[BEGIN DATASET SECTION]

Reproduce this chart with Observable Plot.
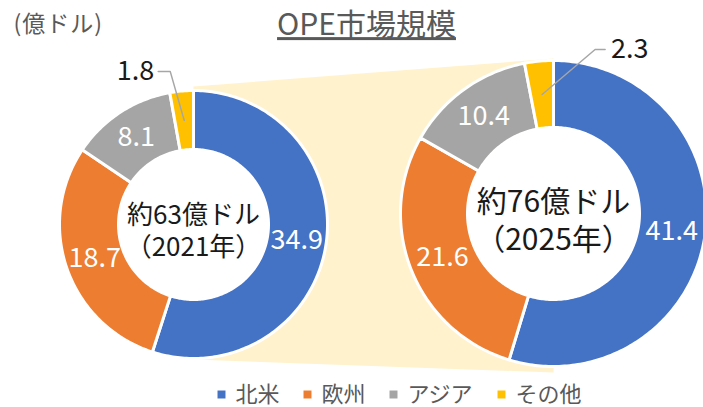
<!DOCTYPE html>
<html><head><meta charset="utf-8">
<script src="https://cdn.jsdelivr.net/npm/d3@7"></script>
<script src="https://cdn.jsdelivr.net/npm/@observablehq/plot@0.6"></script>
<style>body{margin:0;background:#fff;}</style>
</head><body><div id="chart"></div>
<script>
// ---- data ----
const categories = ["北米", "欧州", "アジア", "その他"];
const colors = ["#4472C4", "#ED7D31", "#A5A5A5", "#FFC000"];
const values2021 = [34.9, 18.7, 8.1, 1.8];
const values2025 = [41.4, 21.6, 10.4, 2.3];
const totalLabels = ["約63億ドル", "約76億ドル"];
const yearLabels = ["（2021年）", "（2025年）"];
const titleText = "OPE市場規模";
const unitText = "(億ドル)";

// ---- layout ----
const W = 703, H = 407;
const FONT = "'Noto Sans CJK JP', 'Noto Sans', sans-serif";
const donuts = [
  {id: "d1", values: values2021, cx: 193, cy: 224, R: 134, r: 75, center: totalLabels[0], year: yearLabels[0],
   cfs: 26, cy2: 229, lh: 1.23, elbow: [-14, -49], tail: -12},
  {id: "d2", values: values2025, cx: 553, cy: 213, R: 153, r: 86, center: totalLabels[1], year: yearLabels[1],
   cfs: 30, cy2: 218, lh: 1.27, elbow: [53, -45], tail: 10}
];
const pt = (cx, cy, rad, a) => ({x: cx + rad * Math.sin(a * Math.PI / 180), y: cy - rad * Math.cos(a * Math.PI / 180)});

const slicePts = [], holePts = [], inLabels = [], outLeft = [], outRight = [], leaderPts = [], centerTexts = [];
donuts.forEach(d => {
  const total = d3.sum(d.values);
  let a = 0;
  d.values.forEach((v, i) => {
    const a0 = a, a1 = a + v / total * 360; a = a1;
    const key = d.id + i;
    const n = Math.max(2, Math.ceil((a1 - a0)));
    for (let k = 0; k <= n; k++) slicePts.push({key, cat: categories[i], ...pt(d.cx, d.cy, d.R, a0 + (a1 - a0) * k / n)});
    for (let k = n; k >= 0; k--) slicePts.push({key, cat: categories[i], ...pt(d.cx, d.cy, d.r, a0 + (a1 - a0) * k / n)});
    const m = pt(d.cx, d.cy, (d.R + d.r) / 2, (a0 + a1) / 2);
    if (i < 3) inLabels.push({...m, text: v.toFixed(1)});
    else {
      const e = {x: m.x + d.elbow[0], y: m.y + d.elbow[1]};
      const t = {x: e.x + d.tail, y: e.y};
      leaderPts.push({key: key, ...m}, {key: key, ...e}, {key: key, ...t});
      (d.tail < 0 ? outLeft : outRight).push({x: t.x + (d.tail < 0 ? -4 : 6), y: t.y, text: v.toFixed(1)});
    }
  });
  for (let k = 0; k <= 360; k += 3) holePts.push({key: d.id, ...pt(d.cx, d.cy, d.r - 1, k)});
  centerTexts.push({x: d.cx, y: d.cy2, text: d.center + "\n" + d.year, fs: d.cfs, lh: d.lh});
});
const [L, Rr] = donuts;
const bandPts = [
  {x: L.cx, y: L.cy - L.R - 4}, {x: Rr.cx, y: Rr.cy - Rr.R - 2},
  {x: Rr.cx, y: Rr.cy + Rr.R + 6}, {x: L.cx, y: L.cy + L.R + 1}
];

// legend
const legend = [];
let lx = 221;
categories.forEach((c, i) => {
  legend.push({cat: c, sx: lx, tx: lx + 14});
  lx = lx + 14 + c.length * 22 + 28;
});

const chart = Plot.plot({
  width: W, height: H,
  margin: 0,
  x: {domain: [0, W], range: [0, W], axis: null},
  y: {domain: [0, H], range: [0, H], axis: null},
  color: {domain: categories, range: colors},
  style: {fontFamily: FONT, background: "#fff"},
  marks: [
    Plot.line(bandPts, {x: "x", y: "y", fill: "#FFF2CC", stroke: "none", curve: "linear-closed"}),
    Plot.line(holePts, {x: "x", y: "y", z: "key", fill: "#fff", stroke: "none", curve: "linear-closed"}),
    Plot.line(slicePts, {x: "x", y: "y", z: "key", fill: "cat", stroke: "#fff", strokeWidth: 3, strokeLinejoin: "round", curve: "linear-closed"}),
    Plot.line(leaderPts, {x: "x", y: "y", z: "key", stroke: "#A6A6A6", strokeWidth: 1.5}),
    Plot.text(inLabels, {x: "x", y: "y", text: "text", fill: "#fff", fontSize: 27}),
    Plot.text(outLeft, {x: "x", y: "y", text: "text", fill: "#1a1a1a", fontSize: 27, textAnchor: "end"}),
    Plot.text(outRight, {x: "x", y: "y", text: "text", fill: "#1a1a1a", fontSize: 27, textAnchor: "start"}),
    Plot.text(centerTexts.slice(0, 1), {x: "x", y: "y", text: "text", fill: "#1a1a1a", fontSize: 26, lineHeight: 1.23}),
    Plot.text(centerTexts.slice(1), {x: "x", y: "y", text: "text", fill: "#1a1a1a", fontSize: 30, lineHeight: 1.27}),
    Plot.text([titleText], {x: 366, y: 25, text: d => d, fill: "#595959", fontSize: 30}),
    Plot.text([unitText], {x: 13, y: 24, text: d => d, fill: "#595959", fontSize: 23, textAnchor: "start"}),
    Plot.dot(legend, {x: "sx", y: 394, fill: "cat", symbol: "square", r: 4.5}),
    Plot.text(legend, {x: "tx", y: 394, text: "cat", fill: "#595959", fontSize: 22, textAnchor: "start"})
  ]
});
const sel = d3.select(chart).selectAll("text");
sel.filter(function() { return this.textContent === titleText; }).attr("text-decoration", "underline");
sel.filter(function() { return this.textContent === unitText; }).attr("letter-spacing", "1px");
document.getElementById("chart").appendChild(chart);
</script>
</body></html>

[END DATASET SECTION]

STATED EXERCISE. Quote the full listing above word for word; exclude every picture from the copy.

THE OUTPUT.
Reproduce this chart with Observable Plot.
<!DOCTYPE html>
<html><head><meta charset="utf-8">
<script src="https://cdn.jsdelivr.net/npm/d3@7"></script>
<script src="https://cdn.jsdelivr.net/npm/@observablehq/plot@0.6"></script>
<style>body{margin:0;background:#fff;}</style>
</head><body><div id="chart"></div>
<script>
// ---- data ----
const categories = ["北米", "欧州", "アジア", "その他"];
const colors = ["#4472C4", "#ED7D31", "#A5A5A5", "#FFC000"];
const values2021 = [34.9, 18.7, 8.1, 1.8];
const values2025 = [41.4, 21.6, 10.4, 2.3];
const totalLabels = ["約63億ドル", "約76億ドル"];
const yearLabels = ["（2021年）", "（2025年）"];
const titleText = "OPE市場規模";
const unitText = "(億ドル)";

// ---- layout ----
const W = 703, H = 407;
const FONT = "'Noto Sans CJK JP', 'Noto Sans', sans-serif";
const donuts = [
  {id: "d1", values: values2021, cx: 193, cy: 224, R: 134, r: 75, center: totalLabels[0], year: yearLabels[0],
   cfs: 26, cy2: 229, lh: 1.23, elbow: [-14, -49], tail: -12},
  {id: "d2", values: values2025, cx: 553, cy: 213, R: 153, r: 86, center: totalLabels[1], year: yearLabels[1],
   cfs: 30, cy2: 218, lh: 1.27, elbow: [53, -45], tail: 10}
];
const pt = (cx, cy, rad, a) => ({x: cx + rad * Math.sin(a * Math.PI / 180), y: cy - rad * Math.cos(a * Math.PI / 180)});

const slicePts = [], holePts = [], inLabels = [], outLeft = [], outRight = [], leaderPts = [], centerTexts = [];
donuts.forEach(d => {
  const total = d3.sum(d.values);
  let a = 0;
  d.values.forEach((v, i) => {
    const a0 = a, a1 = a + v / total * 360; a = a1;
    const key = d.id + i;
    const n = Math.max(2, Math.ceil((a1 - a0)));
    for (let k = 0; k <= n; k++) slicePts.push({key, cat: categories[i], ...pt(d.cx, d.cy, d.R, a0 + (a1 - a0) * k / n)});
    for (let k = n; k >= 0; k--) slicePts.push({key, cat: categories[i], ...pt(d.cx, d.cy, d.r, a0 + (a1 - a0) * k / n)});
    const m = pt(d.cx, d.cy, (d.R + d.r) / 2, (a0 + a1) / 2);
    if (i < 3) inLabels.push({...m, text: v.toFixed(1)});
    else {
      const e = {x: m.x + d.elbow[0], y: m.y + d.elbow[1]};
      const t = {x: e.x + d.tail, y: e.y};
      leaderPts.push({key: key, ...m}, {key: key, ...e}, {key: key, ...t});
      (d.tail < 0 ? outLeft : outRight).push({x: t.x + (d.tail < 0 ? -4 : 6), y: t.y, text: v.toFixed(1)});
    }
  });
  for (let k = 0; k <= 360; k += 3) holePts.push({key: d.id, ...pt(d.cx, d.cy, d.r - 1, k)});
  centerTexts.push({x: d.cx, y: d.cy2, text: d.center + "\n" + d.year, fs: d.cfs, lh: d.lh});
});
const [L, Rr] = donuts;
const bandPts = [
  {x: L.cx, y: L.cy - L.R - 4}, {x: Rr.cx, y: Rr.cy - Rr.R - 2},
  {x: Rr.cx, y: Rr.cy + Rr.R + 6}, {x: L.cx, y: L.cy + L.R + 1}
];

// legend
const legend = [];
let lx = 221;
categories.forEach((c, i) => {
  legend.push({cat: c, sx: lx, tx: lx + 14});
  lx = lx + 14 + c.length * 22 + 28;
});

const chart = Plot.plot({
  width: W, height: H,
  margin: 0,
  x: {domain: [0, W], range: [0, W], axis: null},
  y: {domain: [0, H], range: [0, H], axis: null},
  color: {domain: categories, range: colors},
  style: {fontFamily: FONT, background: "#fff"},
  marks: [
    Plot.line(bandPts, {x: "x", y: "y", fill: "#FFF2CC", stroke: "none", curve: "linear-closed"}),
    Plot.line(holePts, {x: "x", y: "y", z: "key", fill: "#fff", stroke: "none", curve: "linear-closed"}),
    Plot.line(slicePts, {x: "x", y: "y", z: "key", fill: "cat", stroke: "#fff", strokeWidth: 3, strokeLinejoin: "round", curve: "linear-closed"}),
    Plot.line(leaderPts, {x: "x", y: "y", z: "key", stroke: "#A6A6A6", strokeWidth: 1.5}),
    Plot.text(inLabels, {x: "x", y: "y", text: "text", fill: "#fff", fontSize: 27}),
    Plot.text(outLeft, {x: "x", y: "y", text: "text", fill: "#1a1a1a", fontSize: 27, textAnchor: "end"}),
    Plot.text(outRight, {x: "x", y: "y", text: "text", fill: "#1a1a1a", fontSize: 27, textAnchor: "start"}),
    Plot.text(centerTexts.slice(0, 1), {x: "x", y: "y", text: "text", fill: "#1a1a1a", fontSize: 26, lineHeight: 1.23}),
    Plot.text(centerTexts.slice(1), {x: "x", y: "y", text: "text", fill: "#1a1a1a", fontSize: 30, lineHeight: 1.27}),
    Plot.text([titleText], {x: 366, y: 25, text: d => d, fill: "#595959", fontSize: 30}),
    Plot.text([unitText], {x: 13, y: 24, text: d => d, fill: "#595959", fontSize: 23, textAnchor: "start"}),
    Plot.dot(legend, {x: "sx", y: 394, fill: "cat", symbol: "square", r: 4.5}),
    Plot.text(legend, {x: "tx", y: 394, text: "cat", fill: "#595959", fontSize: 22, textAnchor: "start"})
  ]
});
const sel = d3.select(chart).selectAll("text");
sel.filter(function() { return this.textContent === titleText; }).attr("text-decoration", "underline");
sel.filter(function() { return this.textContent === unitText; }).attr("letter-spacing", "1px");
document.getElementById("chart").appendChild(chart);
</script>
</body></html>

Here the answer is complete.